→ **EXERCISE**
Copy the data exactly as it appears, and do not include any pictures.

→ **DATASET EXTRACT**
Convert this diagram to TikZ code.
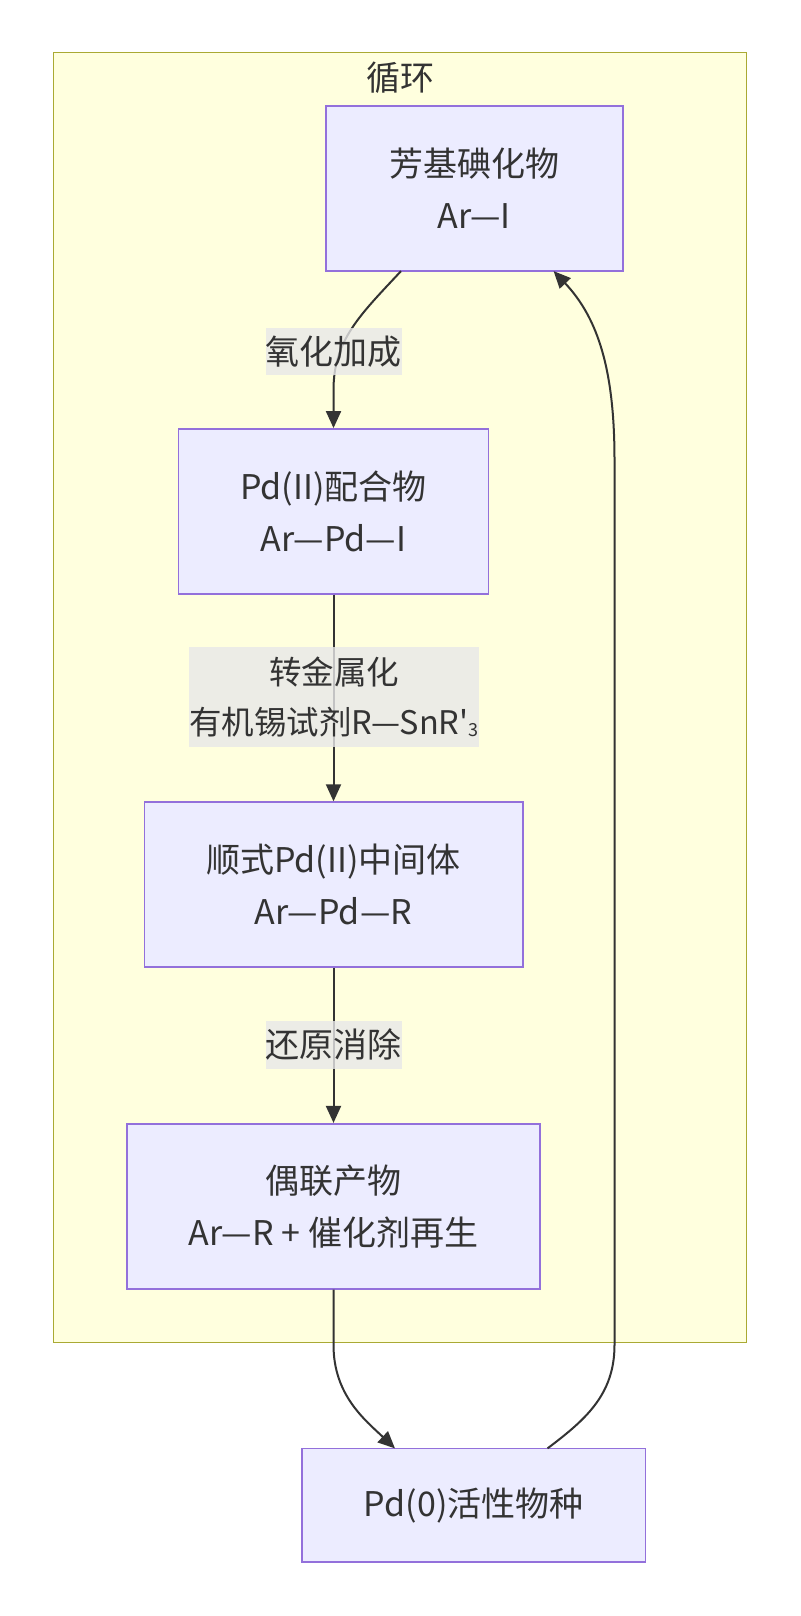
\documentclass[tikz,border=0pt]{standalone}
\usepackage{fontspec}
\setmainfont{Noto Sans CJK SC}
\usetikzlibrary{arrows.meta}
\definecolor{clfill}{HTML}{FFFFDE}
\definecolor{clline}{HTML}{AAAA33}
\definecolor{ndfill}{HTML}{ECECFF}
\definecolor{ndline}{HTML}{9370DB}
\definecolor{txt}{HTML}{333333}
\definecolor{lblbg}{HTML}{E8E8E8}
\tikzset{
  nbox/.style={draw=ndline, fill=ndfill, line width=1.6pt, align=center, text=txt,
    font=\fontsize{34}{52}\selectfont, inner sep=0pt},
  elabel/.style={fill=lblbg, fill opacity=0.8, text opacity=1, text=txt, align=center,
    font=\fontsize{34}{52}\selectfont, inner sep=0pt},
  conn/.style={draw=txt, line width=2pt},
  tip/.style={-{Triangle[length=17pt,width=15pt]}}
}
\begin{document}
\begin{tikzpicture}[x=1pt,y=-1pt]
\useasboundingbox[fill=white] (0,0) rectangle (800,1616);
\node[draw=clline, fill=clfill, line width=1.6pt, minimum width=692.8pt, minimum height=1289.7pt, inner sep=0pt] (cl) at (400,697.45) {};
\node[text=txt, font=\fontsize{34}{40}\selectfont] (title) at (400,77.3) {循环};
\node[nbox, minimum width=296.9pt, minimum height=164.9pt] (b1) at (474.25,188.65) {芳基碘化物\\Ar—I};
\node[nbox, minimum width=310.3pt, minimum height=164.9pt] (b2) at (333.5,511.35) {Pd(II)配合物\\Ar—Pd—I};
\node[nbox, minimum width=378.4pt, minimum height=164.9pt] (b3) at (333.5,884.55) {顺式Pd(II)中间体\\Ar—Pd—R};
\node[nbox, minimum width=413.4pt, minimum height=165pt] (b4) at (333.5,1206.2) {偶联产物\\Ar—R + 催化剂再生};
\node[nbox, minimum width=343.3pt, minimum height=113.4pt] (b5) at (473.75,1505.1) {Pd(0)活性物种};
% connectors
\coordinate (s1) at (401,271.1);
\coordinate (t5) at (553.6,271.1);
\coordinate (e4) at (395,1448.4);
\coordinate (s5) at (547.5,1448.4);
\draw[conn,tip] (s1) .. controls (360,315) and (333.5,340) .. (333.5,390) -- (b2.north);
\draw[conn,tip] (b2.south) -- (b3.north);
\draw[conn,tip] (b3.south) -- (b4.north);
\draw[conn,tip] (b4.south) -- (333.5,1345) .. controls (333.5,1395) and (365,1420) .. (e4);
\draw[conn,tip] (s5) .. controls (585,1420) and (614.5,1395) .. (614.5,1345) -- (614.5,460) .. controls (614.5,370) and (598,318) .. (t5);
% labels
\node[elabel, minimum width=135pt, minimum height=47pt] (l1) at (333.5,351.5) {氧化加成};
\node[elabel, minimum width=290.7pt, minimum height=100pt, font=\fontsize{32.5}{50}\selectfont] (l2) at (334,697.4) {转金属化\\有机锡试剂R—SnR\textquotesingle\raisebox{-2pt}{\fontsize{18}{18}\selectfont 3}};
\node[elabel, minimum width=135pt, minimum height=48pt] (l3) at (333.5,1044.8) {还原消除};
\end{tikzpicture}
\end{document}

→ **ANSWER FOR THIS EXERCISE**
Convert this diagram to TikZ code.
\documentclass[tikz,border=0pt]{standalone}
\usepackage{fontspec}
\setmainfont{Noto Sans CJK SC}
\usetikzlibrary{arrows.meta}
\definecolor{clfill}{HTML}{FFFFDE}
\definecolor{clline}{HTML}{AAAA33}
\definecolor{ndfill}{HTML}{ECECFF}
\definecolor{ndline}{HTML}{9370DB}
\definecolor{txt}{HTML}{333333}
\definecolor{lblbg}{HTML}{E8E8E8}
\tikzset{
  nbox/.style={draw=ndline, fill=ndfill, line width=1.6pt, align=center, text=txt,
    font=\fontsize{34}{52}\selectfont, inner sep=0pt},
  elabel/.style={fill=lblbg, fill opacity=0.8, text opacity=1, text=txt, align=center,
    font=\fontsize{34}{52}\selectfont, inner sep=0pt},
  conn/.style={draw=txt, line width=2pt},
  tip/.style={-{Triangle[length=17pt,width=15pt]}}
}
\begin{document}
\begin{tikzpicture}[x=1pt,y=-1pt]
\useasboundingbox[fill=white] (0,0) rectangle (800,1616);
\node[draw=clline, fill=clfill, line width=1.6pt, minimum width=692.8pt, minimum height=1289.7pt, inner sep=0pt] (cl) at (400,697.45) {};
\node[text=txt, font=\fontsize{34}{40}\selectfont] (title) at (400,77.3) {循环};
\node[nbox, minimum width=296.9pt, minimum height=164.9pt] (b1) at (474.25,188.65) {芳基碘化物\\Ar—I};
\node[nbox, minimum width=310.3pt, minimum height=164.9pt] (b2) at (333.5,511.35) {Pd(II)配合物\\Ar—Pd—I};
\node[nbox, minimum width=378.4pt, minimum height=164.9pt] (b3) at (333.5,884.55) {顺式Pd(II)中间体\\Ar—Pd—R};
\node[nbox, minimum width=413.4pt, minimum height=165pt] (b4) at (333.5,1206.2) {偶联产物\\Ar—R + 催化剂再生};
\node[nbox, minimum width=343.3pt, minimum height=113.4pt] (b5) at (473.75,1505.1) {Pd(0)活性物种};
% connectors
\coordinate (s1) at (401,271.1);
\coordinate (t5) at (553.6,271.1);
\coordinate (e4) at (395,1448.4);
\coordinate (s5) at (547.5,1448.4);
\draw[conn,tip] (s1) .. controls (360,315) and (333.5,340) .. (333.5,390) -- (b2.north);
\draw[conn,tip] (b2.south) -- (b3.north);
\draw[conn,tip] (b3.south) -- (b4.north);
\draw[conn,tip] (b4.south) -- (333.5,1345) .. controls (333.5,1395) and (365,1420) .. (e4);
\draw[conn,tip] (s5) .. controls (585,1420) and (614.5,1395) .. (614.5,1345) -- (614.5,460) .. controls (614.5,370) and (598,318) .. (t5);
% labels
\node[elabel, minimum width=135pt, minimum height=47pt] (l1) at (333.5,351.5) {氧化加成};
\node[elabel, minimum width=290.7pt, minimum height=100pt, font=\fontsize{32.5}{50}\selectfont] (l2) at (334,697.4) {转金属化\\有机锡试剂R—SnR\textquotesingle\raisebox{-2pt}{\fontsize{18}{18}\selectfont 3}};
\node[elabel, minimum width=135pt, minimum height=48pt] (l3) at (333.5,1044.8) {还原消除};
\end{tikzpicture}
\end{document}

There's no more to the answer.